[Input material]
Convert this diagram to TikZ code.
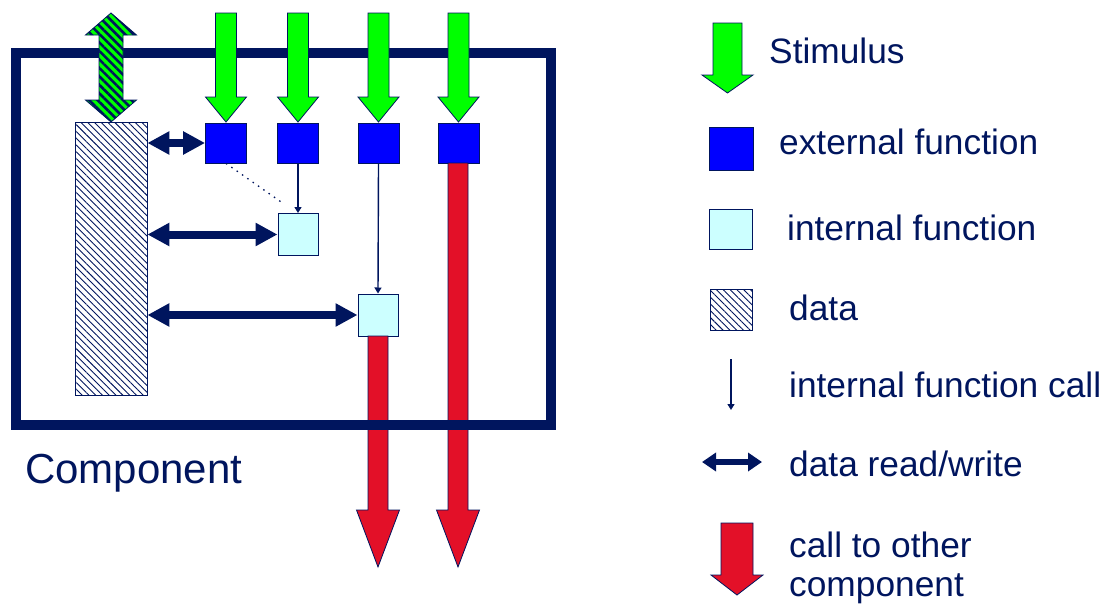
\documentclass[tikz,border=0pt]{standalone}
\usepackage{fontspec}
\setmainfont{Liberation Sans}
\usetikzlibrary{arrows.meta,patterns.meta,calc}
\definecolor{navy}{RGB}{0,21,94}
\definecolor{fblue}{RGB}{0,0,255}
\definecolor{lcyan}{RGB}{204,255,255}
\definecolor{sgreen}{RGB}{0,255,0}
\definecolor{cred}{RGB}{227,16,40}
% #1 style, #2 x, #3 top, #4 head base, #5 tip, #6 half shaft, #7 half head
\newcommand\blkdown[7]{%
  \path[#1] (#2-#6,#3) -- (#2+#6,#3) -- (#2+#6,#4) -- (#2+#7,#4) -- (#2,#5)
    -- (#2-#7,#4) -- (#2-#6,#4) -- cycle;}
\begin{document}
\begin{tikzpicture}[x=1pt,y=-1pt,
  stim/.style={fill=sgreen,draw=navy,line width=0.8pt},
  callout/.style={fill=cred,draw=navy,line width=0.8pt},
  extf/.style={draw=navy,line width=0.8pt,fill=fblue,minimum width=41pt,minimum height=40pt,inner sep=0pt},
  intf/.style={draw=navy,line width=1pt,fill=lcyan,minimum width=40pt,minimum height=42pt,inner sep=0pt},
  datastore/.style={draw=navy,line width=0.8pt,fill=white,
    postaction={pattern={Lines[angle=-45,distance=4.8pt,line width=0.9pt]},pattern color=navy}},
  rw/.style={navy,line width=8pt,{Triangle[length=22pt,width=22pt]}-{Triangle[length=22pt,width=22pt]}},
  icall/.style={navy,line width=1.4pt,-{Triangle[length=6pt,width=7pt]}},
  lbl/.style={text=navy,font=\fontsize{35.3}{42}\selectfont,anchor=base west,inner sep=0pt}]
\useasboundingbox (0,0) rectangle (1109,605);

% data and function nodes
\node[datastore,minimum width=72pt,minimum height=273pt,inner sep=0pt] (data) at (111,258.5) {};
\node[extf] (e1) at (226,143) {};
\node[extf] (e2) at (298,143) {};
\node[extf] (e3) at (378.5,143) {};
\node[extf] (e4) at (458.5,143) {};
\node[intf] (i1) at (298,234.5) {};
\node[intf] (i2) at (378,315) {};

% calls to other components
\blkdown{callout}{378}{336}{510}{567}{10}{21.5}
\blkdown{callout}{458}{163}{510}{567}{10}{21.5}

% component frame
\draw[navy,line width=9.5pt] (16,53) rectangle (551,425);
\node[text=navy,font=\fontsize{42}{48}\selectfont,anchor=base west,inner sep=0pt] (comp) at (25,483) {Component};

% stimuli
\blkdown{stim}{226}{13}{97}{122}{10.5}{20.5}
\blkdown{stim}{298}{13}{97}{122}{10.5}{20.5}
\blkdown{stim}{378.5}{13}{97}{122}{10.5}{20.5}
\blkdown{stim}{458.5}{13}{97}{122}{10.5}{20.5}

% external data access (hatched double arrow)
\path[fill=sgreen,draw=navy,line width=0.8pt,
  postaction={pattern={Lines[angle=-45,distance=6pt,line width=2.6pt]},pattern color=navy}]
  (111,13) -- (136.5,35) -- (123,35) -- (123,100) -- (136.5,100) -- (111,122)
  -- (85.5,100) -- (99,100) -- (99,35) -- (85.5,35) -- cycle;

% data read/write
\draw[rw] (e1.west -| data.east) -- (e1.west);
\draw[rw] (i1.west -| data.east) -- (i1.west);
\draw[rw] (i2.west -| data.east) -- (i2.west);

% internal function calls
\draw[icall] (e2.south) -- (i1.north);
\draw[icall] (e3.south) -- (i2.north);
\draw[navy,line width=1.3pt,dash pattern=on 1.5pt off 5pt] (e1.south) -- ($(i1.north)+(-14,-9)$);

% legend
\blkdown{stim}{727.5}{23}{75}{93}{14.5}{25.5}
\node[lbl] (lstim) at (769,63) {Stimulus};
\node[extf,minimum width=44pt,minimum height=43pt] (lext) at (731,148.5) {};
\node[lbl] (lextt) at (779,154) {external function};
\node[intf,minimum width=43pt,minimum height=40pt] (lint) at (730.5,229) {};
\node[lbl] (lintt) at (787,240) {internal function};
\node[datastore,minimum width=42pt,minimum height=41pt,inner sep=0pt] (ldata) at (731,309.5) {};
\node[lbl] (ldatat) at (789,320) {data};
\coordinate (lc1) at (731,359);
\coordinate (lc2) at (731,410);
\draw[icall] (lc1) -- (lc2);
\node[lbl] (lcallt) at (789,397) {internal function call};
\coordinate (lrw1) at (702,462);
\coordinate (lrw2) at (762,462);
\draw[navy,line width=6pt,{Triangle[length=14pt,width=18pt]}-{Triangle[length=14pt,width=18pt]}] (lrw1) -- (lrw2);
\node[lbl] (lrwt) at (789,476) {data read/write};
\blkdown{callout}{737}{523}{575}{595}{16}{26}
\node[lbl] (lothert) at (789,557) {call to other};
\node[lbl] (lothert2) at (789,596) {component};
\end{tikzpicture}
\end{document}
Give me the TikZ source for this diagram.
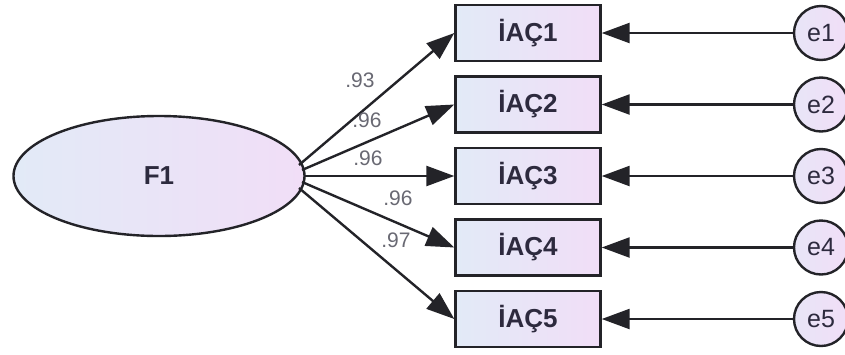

[Directive] Transcribe every entry above exactly. Omit all pictures.

[Task solution]
Convert this diagram to TikZ code.
\documentclass[tikz,border=0pt]{standalone}
\usepackage{fontspec}
\setmainfont{Liberation Sans}
\usetikzlibrary{arrows.meta,patterns.meta,calc}
\definecolor{navy}{RGB}{0,21,94}
\definecolor{fblue}{RGB}{0,0,255}
\definecolor{lcyan}{RGB}{204,255,255}
\definecolor{sgreen}{RGB}{0,255,0}
\definecolor{cred}{RGB}{227,16,40}
% #1 style, #2 x, #3 top, #4 head base, #5 tip, #6 half shaft, #7 half head
\newcommand\blkdown[7]{%
  \path[#1] (#2-#6,#3) -- (#2+#6,#3) -- (#2+#6,#4) -- (#2+#7,#4) -- (#2,#5)
    -- (#2-#7,#4) -- (#2-#6,#4) -- cycle;}
\begin{document}
\begin{tikzpicture}[x=1pt,y=-1pt,
  stim/.style={fill=sgreen,draw=navy,line width=0.8pt},
  callout/.style={fill=cred,draw=navy,line width=0.8pt},
  extf/.style={draw=navy,line width=0.8pt,fill=fblue,minimum width=41pt,minimum height=40pt,inner sep=0pt},
  intf/.style={draw=navy,line width=1pt,fill=lcyan,minimum width=40pt,minimum height=42pt,inner sep=0pt},
  datastore/.style={draw=navy,line width=0.8pt,fill=white,
    postaction={pattern={Lines[angle=-45,distance=4.8pt,line width=0.9pt]},pattern color=navy}},
  rw/.style={navy,line width=8pt,{Triangle[length=22pt,width=22pt]}-{Triangle[length=22pt,width=22pt]}},
  icall/.style={navy,line width=1.4pt,-{Triangle[length=6pt,width=7pt]}},
  lbl/.style={text=navy,font=\fontsize{35.3}{42}\selectfont,anchor=base west,inner sep=0pt}]
\useasboundingbox (0,0) rectangle (1109,605);

% data and function nodes
\node[datastore,minimum width=72pt,minimum height=273pt,inner sep=0pt] (data) at (111,258.5) {};
\node[extf] (e1) at (226,143) {};
\node[extf] (e2) at (298,143) {};
\node[extf] (e3) at (378.5,143) {};
\node[extf] (e4) at (458.5,143) {};
\node[intf] (i1) at (298,234.5) {};
\node[intf] (i2) at (378,315) {};

% calls to other components
\blkdown{callout}{378}{336}{510}{567}{10}{21.5}
\blkdown{callout}{458}{163}{510}{567}{10}{21.5}

% component frame
\draw[navy,line width=9.5pt] (16,53) rectangle (551,425);
\node[text=navy,font=\fontsize{42}{48}\selectfont,anchor=base west,inner sep=0pt] (comp) at (25,483) {Component};

% stimuli
\blkdown{stim}{226}{13}{97}{122}{10.5}{20.5}
\blkdown{stim}{298}{13}{97}{122}{10.5}{20.5}
\blkdown{stim}{378.5}{13}{97}{122}{10.5}{20.5}
\blkdown{stim}{458.5}{13}{97}{122}{10.5}{20.5}

% external data access (hatched double arrow)
\path[fill=sgreen,draw=navy,line width=0.8pt,
  postaction={pattern={Lines[angle=-45,distance=6pt,line width=2.6pt]},pattern color=navy}]
  (111,13) -- (136.5,35) -- (123,35) -- (123,100) -- (136.5,100) -- (111,122)
  -- (85.5,100) -- (99,100) -- (99,35) -- (85.5,35) -- cycle;

% data read/write
\draw[rw] (e1.west -| data.east) -- (e1.west);
\draw[rw] (i1.west -| data.east) -- (i1.west);
\draw[rw] (i2.west -| data.east) -- (i2.west);

% internal function calls
\draw[icall] (e2.south) -- (i1.north);
\draw[icall] (e3.south) -- (i2.north);
\draw[navy,line width=1.3pt,dash pattern=on 1.5pt off 5pt] (e1.south) -- ($(i1.north)+(-14,-9)$);

% legend
\blkdown{stim}{727.5}{23}{75}{93}{14.5}{25.5}
\node[lbl] (lstim) at (769,63) {Stimulus};
\node[extf,minimum width=44pt,minimum height=43pt] (lext) at (731,148.5) {};
\node[lbl] (lextt) at (779,154) {external function};
\node[intf,minimum width=43pt,minimum height=40pt] (lint) at (730.5,229) {};
\node[lbl] (lintt) at (787,240) {internal function};
\node[datastore,minimum width=42pt,minimum height=41pt,inner sep=0pt] (ldata) at (731,309.5) {};
\node[lbl] (ldatat) at (789,320) {data};
\coordinate (lc1) at (731,359);
\coordinate (lc2) at (731,410);
\draw[icall] (lc1) -- (lc2);
\node[lbl] (lcallt) at (789,397) {internal function call};
\coordinate (lrw1) at (702,462);
\coordinate (lrw2) at (762,462);
\draw[navy,line width=6pt,{Triangle[length=14pt,width=18pt]}-{Triangle[length=14pt,width=18pt]}] (lrw1) -- (lrw2);
\node[lbl] (lrwt) at (789,476) {data read/write};
\blkdown{callout}{737}{523}{575}{595}{16}{26}
\node[lbl] (lothert) at (789,557) {call to other};
\node[lbl] (lothert2) at (789,596) {component};
\end{tikzpicture}
\end{document}
Give me the TikZ source for this diagram.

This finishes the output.